EU to Centralize Market Oversight Under ESMA, Shifting Power from National Regulators

What happened?

The European Commission is preparing to shift supervision of stock exchanges, crypto firms, and clearing houses from national regulators to the EU watchdog ESMA. ESMA says the current 27-country approach under MiCA has led to duplication, inconsistent enforcement, and gaps — it even flagged shortcomings in Malta’s crypto licensing. The proposal faces pushback from smaller member states, but the Commission is moving ahead while ESMA expands roles like consolidated price tapes and ESG ratings from 2026.

Who does this affect?

National regulators, exchanges, crypto asset service providers, central counterparties, investors, and smaller EU financial centres are all in the spotlight.
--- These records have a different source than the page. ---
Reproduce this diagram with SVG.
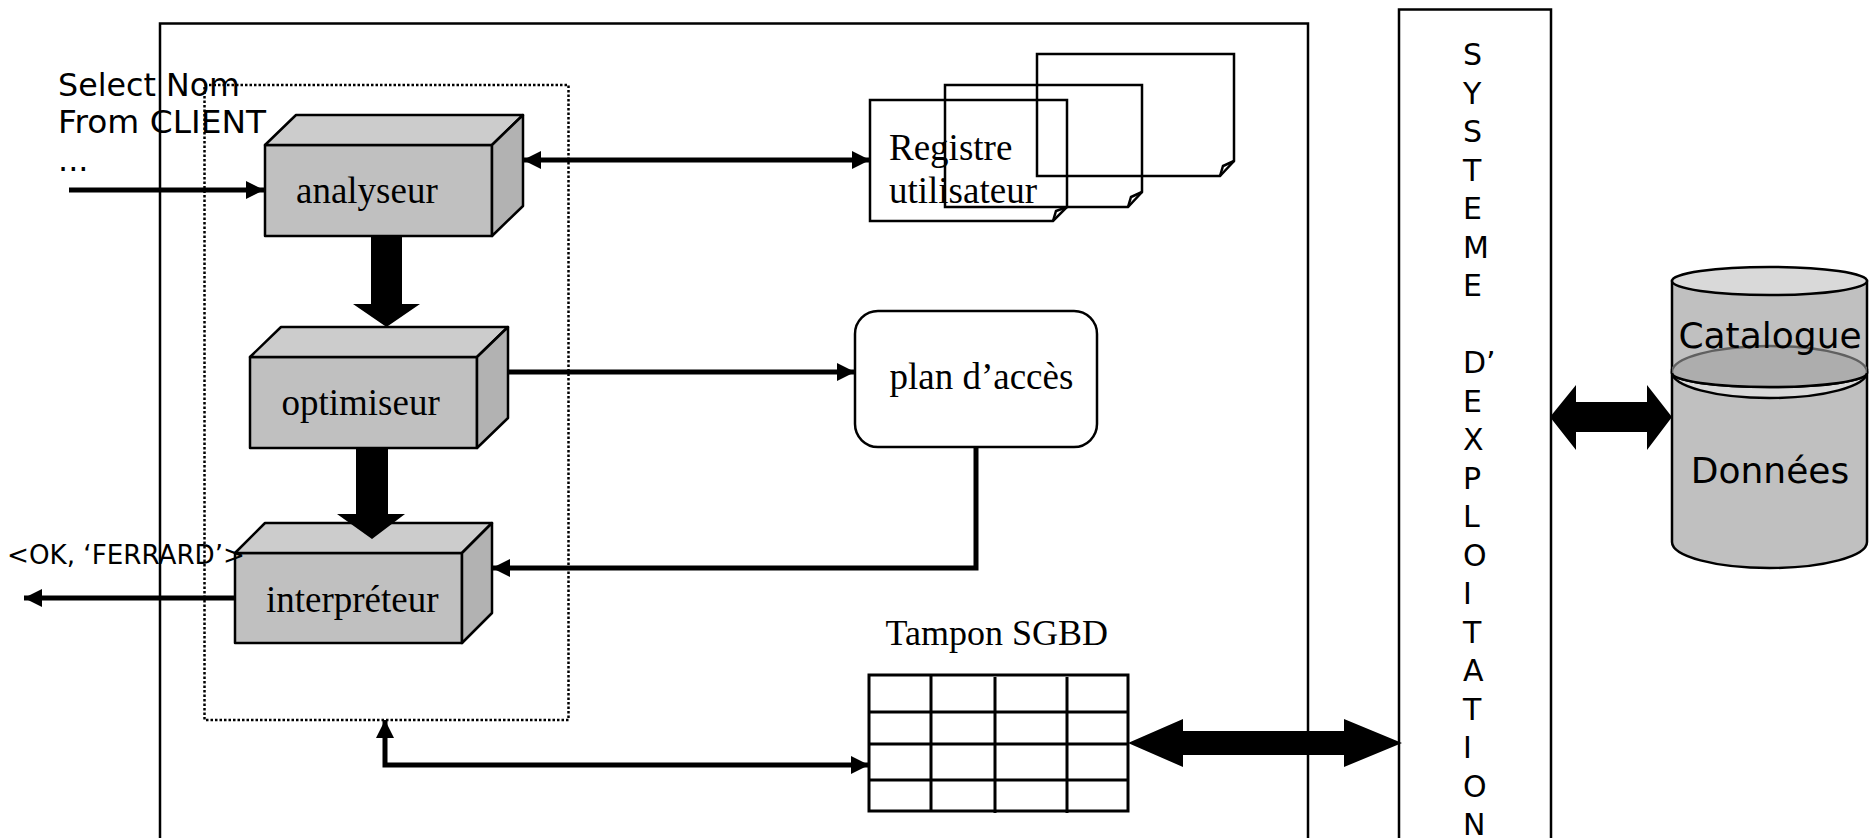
<svg xmlns="http://www.w3.org/2000/svg" width="1870" height="838" viewBox="0 0 1870 838">
<style>
.frame{fill:none;stroke:#000;stroke-width:2.5}
.dotted{fill:none;stroke:#000;stroke-width:2.5;stroke-dasharray:2.5 2}
.front{fill:#c0c0c0;stroke:#000;stroke-width:2.5;stroke-linejoin:round}
.top{fill:#cccccc;stroke:#000;stroke-width:2.5;stroke-linejoin:round}
.side{fill:#b2b2b2;stroke:#000;stroke-width:2.5;stroke-linejoin:round}
.page{fill:none;stroke:#000;stroke-width:2.5;stroke-linejoin:miter}
.conn{fill:none;stroke:#000;stroke-width:5}
.block{fill:#000;stroke:none}
.serif{font-family:"Liberation Serif","Times New Roman",serif;font-size:37px;fill:#000}
.sans{font-family:"DejaVu Sans",Verdana,sans-serif;fill:#000}
.grid{fill:none;stroke:#000;stroke-width:3}
</style>
<defs>
<marker id="arr" markerUnits="userSpaceOnUse" viewBox="0 0 18 18" refX="18" refY="9" markerWidth="18" markerHeight="18" orient="auto-start-reverse">
<path d="M0,0 L18,9 L0,18 z" fill="#000"/>
</marker>
<clipPath id="catClip">
<path d="M1672,281 V373 A97.5,14 0 0 0 1867,373 V281 z"/>
</clipPath>
</defs>
<rect width="1870" height="838" fill="#fff"/>

<g id="sgbd-frame">
<rect class="frame" x="160" y="23.5" width="1148" height="900"/>
</g>
<g id="noyau">
<rect class="dotted" x="204.5" y="85" width="364" height="635"/>
</g>

<g id="analyseur">
<rect class="front" x="265" y="145" width="227" height="91"/>
<polygon class="top" points="265,145 296,115 523,115 492,145"/>
<polygon class="side" points="492,145 523,115 523,206 492,236"/>
<text class="serif" x="296" y="203">analyseur</text>
</g>

<g id="optimiseur">
<rect class="front" x="250" y="357" width="227" height="91"/>
<polygon class="top" points="250,357 281,327 508,327 477,357"/>
<polygon class="side" points="477,357 508,327 508,418 477,448"/>
<text class="serif" x="281.5" y="415">optimiseur</text>
</g>

<g id="interpreteur">
<rect class="front" x="235" y="553" width="227" height="90"/>
<polygon class="top" points="235,553 265,523 492,523 462,553"/>
<polygon class="side" points="462,553 492,523 492,613 462,643"/>
<text class="serif" x="266" y="612">interpréteur</text>
</g>

<g id="registre">
<path class="page" d="M1037,54 H1234 V161 L1220,176 H1037 z"/>
<path class="page" d="M1220,176 L1223,166 L1234,161"/>
<path class="page" d="M945,85 H1142 V192 L1128,207 H945 z"/>
<path class="page" d="M1128,207 L1131,197 L1142,192"/>
<path class="page" d="M870,100 H1067 V207 L1053,221 H870 z"/>
<path class="page" d="M1053,221 L1056,211 L1067,207"/>
<text class="serif" x="889" y="160">Registre</text>
<text class="serif" x="889" y="202.5">utilisateur</text>
</g>

<g id="plan-acces">
<rect class="frame" x="855" y="311" width="242" height="136" rx="23" ry="23"/>
<text class="serif" x="889.5" y="389">plan d’accès</text>
</g>

<g id="tampon">
<text class="serif" x="885.5" y="645" style="font-size:36px">Tampon SGBD</text>
<rect class="grid" x="869" y="675" width="259" height="136"/>
<path class="grid" d="M869,712 H1128 M869,744 H1128 M869,780 H1128 M931,675 V811 M995,677 V813 M1067,677 V813"/>
</g>

<g id="systeme">
<rect class="frame" x="1399" y="9.5" width="152" height="900"/>
<text class="sans" style="font-size:30px" x="1463" y="65"><tspan x="1463" y="65">S</tspan><tspan x="1463" dy="38.5">Y</tspan><tspan x="1463" dy="38.5">S</tspan><tspan x="1463" dy="38.5">T</tspan><tspan x="1463" dy="38.5">E</tspan><tspan x="1463" dy="38.5">M</tspan><tspan x="1463" dy="38.5">E</tspan><tspan x="1463" dy="77">D’</tspan><tspan x="1463" dy="38.5">E</tspan><tspan x="1463" dy="38.5">X</tspan><tspan x="1463" dy="38.5">P</tspan><tspan x="1463" dy="38.5">L</tspan><tspan x="1463" dy="38.5">O</tspan><tspan x="1463" dy="38.5">I</tspan><tspan x="1463" dy="38.5">T</tspan><tspan x="1463" dy="38.5">A</tspan><tspan x="1463" dy="38.5">T</tspan><tspan x="1463" dy="38.5">I</tspan><tspan x="1463" dy="38.5">O</tspan><tspan x="1463" dy="38">N</tspan></text>
</g>

<g id="base">
<path d="M1672,370 V542 A97.5,26 0 0 0 1867,542 V370 z" fill="#c0c0c0" stroke="#000" stroke-width="2.5"/>
<ellipse cx="1769.5" cy="372" rx="97.5" ry="26" fill="#d9d9d9" stroke="#000" stroke-width="2.5"/>
<path d="M1672,281 V373 A97.5,14 0 0 0 1867,373 V281 z" fill="#c0c0c0" stroke="#000" stroke-width="2.5"/>
<ellipse cx="1769.5" cy="372" rx="97.5" ry="26" fill="#adadad" stroke="#606060" stroke-width="2.5" clip-path="url(#catClip)"/>
<path d="M1672,373 A97.5,14 0 0 0 1867,373" fill="none" stroke="#000" stroke-width="2.5"/>
<ellipse cx="1769.5" cy="281" rx="97.5" ry="14" fill="#d9d9d9" stroke="#000" stroke-width="2.5"/>
<text class="sans" style="font-size:36px" x="1770" y="348" text-anchor="middle">Catalogue</text>
<text class="sans" style="font-size:36px" x="1770" y="483" text-anchor="middle">Données</text>
</g>

<g id="connectors">
<path class="conn" d="M69,190 H264" marker-end="url(#arr)"/>
<path class="conn" d="M523,160 H870" stroke-width="4.5" marker-start="url(#arr)" marker-end="url(#arr)"/>
<path class="conn" d="M507,372 H855" marker-end="url(#arr)"/>
<path class="conn" d="M976,447 V568 H492" marker-end="url(#arr)"/>
<path class="conn" d="M235,598 H24" marker-end="url(#arr)"/>
<path class="conn" d="M385,720 V765 H869" marker-start="url(#arr)" marker-end="url(#arr)"/>
<polygon class="block" points="371,236 402,236 402,304 420,304 386.5,327 353,304 371,304"/>
<polygon class="block" points="356,448 388,448 388,514 405,514 372,539 337,514 356,514"/>
<polygon class="block" points="1128,743 1183,719 1183,731 1344,731 1344,719 1402,743 1344,767 1344,755 1183,755 1183,767"/>
<polygon class="block" points="1550,417 1576,385 1576,402 1647,402 1647,385 1672,417 1647,450 1647,432 1576,432 1576,450"/>
</g>

<g id="labels">
<text class="sans" style="font-size:32px" x="58" y="96" textLength="182" lengthAdjust="spacingAndGlyphs">Select Nom</text>
<text class="sans" style="font-size:32px" x="58" y="132.5" textLength="208" lengthAdjust="spacingAndGlyphs">From CLIENT</text>
<text class="sans" style="font-size:32px" x="58" y="171">...</text>
<text class="sans" style="font-size:26px" x="7" y="564" textLength="238" lengthAdjust="spacingAndGlyphs">&lt;OK, ‘FERRARD’&gt;</text>
</g>
</svg>
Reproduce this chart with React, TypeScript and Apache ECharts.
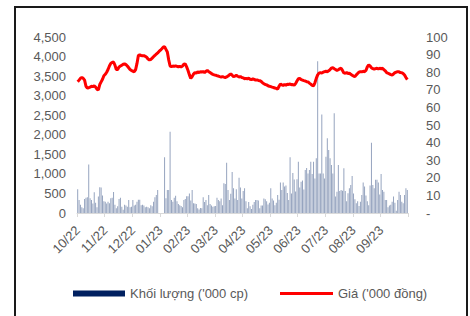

Cross-border platforms would be directly supervised by ESMA, meaning more uniform rules but also new compliance requirements, while some national regulators could lose influence and fee income. Consumers and investors might get better protection, but firms could face higher costs and rethink where they base or list their businesses.

Why does this matter?

Centralising oversight at ESMA could make EU capital markets more integrated and boost investor confidence, which tends to increase liquidity and cross-border investment. At the same time, higher compliance costs and concentrated regulation could push consolidation, change competitive dynamics, and hurt smaller financial hubs. In short, the move could strengthen the EU’s market position globally but create winners and losers domestically as capital flows, costs, and locations adjust.